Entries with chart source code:
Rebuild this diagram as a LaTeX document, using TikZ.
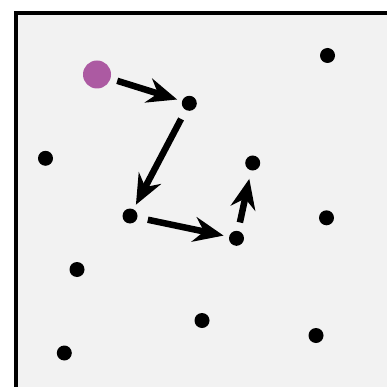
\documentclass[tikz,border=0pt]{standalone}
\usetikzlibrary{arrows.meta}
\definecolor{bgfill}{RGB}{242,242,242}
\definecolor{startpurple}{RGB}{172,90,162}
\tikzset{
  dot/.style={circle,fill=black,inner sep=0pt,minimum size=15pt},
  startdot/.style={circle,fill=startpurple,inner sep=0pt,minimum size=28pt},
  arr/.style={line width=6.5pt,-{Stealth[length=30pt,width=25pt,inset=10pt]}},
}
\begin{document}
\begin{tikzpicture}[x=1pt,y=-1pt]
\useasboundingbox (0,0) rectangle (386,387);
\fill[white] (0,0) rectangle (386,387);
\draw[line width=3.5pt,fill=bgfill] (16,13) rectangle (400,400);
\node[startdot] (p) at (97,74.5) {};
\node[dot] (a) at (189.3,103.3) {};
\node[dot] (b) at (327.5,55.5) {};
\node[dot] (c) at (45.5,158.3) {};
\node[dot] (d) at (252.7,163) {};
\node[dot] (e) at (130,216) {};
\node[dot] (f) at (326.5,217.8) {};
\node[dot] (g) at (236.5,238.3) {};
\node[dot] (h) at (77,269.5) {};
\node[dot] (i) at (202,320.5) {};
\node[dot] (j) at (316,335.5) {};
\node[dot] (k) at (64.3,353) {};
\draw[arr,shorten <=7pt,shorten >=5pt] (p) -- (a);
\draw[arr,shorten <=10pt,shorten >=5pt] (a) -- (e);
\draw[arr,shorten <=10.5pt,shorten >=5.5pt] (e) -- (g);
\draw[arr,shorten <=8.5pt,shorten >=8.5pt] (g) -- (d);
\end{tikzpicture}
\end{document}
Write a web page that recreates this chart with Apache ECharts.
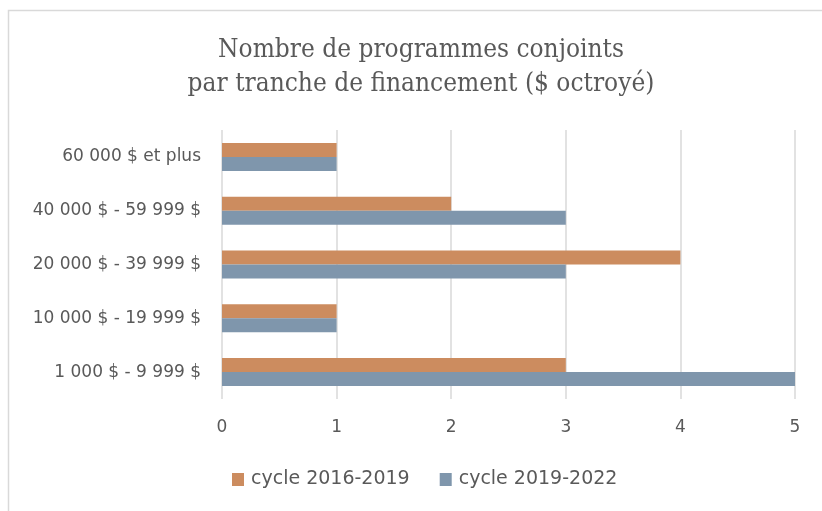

▶ **Requirements**:
Pick out the lines containing the string "this" and show them.

▶ **Solution to the exercise**:
Rebuild this diagram as a LaTeX document, using TikZ.
Write a web page that recreates this chart with Apache ECharts.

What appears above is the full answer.